When it first happened, I called a friend. I begged her, Please, tell me what the bad thing is.

She had no idea what I was talking about. And I couldn’t explain that I meant me.

The bad thing, I repeated. The bad thing that makes people leave.

And my friend, a warm, rational person, said, There’s no bad thing.

I’ve seriously considered whether or not I would pull an Eternal Sunshine of the Spotless Mind. Like Kate Winslet and Jim Carrey, would I choose to have my memories of him completely erased?

Would I?

The problem, of course, is that I have too many memories. He’s everywhere. Almost every single place I’ve lived, he’s been there. In my favorite city, he’s a co-star of my best moments. I can’t sleep at night because our last few conversations rewind and fast forward in my head, pausing at my worst parts and my worst lines and my worst mistakes. I’m like a football coach, studying the footage, circling the gaps, pinpointing where and when I should have feinted right instead of bulldozing forward. I can’t sleep because my brain keeps haunting my eyeballs. It’s a real dick, my brain. It sends visual middle fingers every chance it gets.

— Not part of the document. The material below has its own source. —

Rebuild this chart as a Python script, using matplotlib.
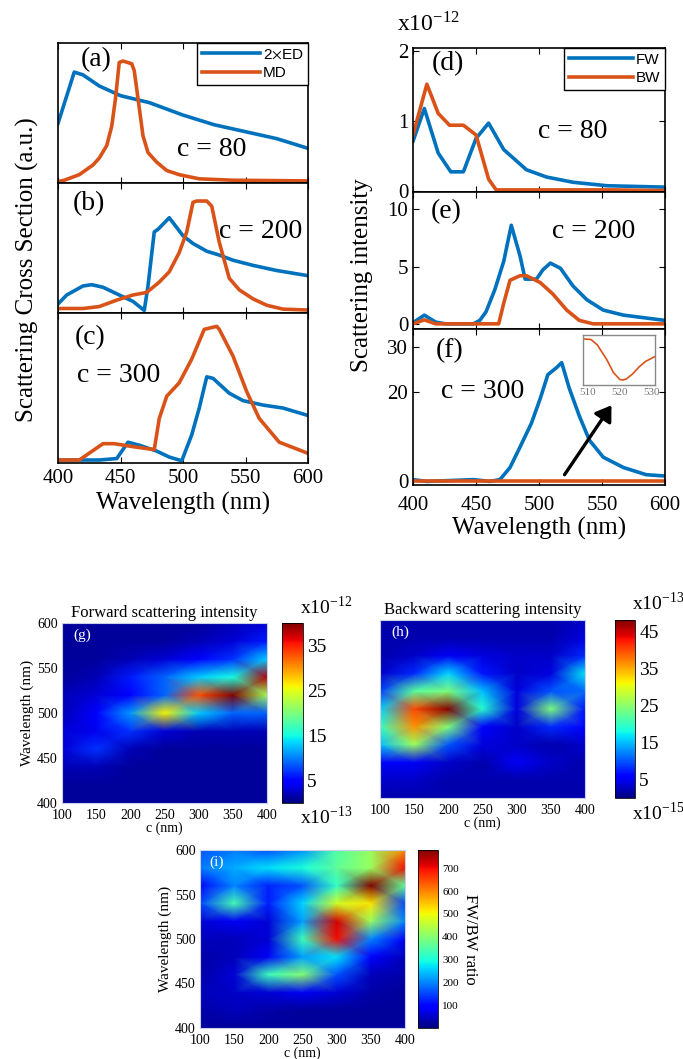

I sleep and I cry and I eat Taco Bell and I walk around my neighborhood like a zombie, listening to Al Green’s “How Can You Mend a Broken Heart.” Then, to stop myself from walking into the middle of the road, I listen to Iggy Azalea’s “Fancy,” followed by the terribly-sung middle-school ballad “Mexican Wrestler” by a preteen Emma Roberts.

Do not listen to that song. It is bad.

I listened to it thirty times.

My hands touch the pages of my planner, flipping through the months. I want to fast-forward my life. I can’t do the hard work. Intellectually, of course, I know time is the only solution. But I can’t wait anymore. I can’t do it.

The day after it happened, I washed my hands, squinting at my red-faced reflection. I used to like my hazel eyes. Now I hated them. He used to say that every time he looked into them, he felt like he knew exactly what I was thinking. He felt like we were having a private conversation, speaking a language no one else understood.

I turned to one of my friends. He took my eyes, I said. He took my eyes.

And my friend, a warm, rational person, said, He took nothing. Your eyes belong to you.

It hurts and it hurts and it hurts because I don’t hate him.

It would be so easy to hate him.

It would fill me with self-righteous rage. It would let me list all the horrible things he did. It would grant me a vengeful purpose. I’d be Carrie covered in pig’s blood, ready to wreak chaos. I’d be the Bride in Kill Bill, stalking those who have betrayed her with ruthless purpose. I’d be that sarcastic piggy bank in Toy Story, tossing quips at an astonishing pace.

But I don’t hate him.

And I never will.

I’ll share one memory. Just one.

Years ago, I woke up with a red, swollen foot. I couldn’t even walk on it. Even though it was around six or seven in the morning, I woke him up. He sat up, bleary-eyed, his hair sticking up on the left side of his head like a rooster. I pointed to my foot. It hurts!

His hands touched his dresser, searching for his glasses. He usually wore contacts, but this was an emergency. He plopped them on his head, rubbing his eyes. I poked him. It hurts!

And then he sprinted down the early morning streets of Washington Heights to Duane Reade to buy ibuprofen.

I think that’s the one memory I can’t bear to lose. It’s his sleepy face, his hair spiky like a scarecrow, trying to find his black-rimmed glasses, pulling on his sneakers, and running to the pharmacy even when he could have walked. He chose to run. He was there when it hurt.

Yesterday, I was in the car, staring out the window, crying. Nobody is ever going to buy me ibuprofen at seven in the morning again, I said.

And my sister, a warm, rational person, said, I will.

I’m writing all this down because I want to remember it. I want to make myself believe and trust the people who have come forward to offer me support and affection and tenderness. I’m writing all this down because there is so much love in their words. But I can’t make myself believe it just yet.

Because I want the kind man with the kind heart to come back.

Because I am a person with no eyes, stumbling in the dark, reciting a poem by W.S. Merwin over and over again in her head like a sick joke…

Your absence has gone through me

Like thread through a needle.

Everything I do is stitched with its color.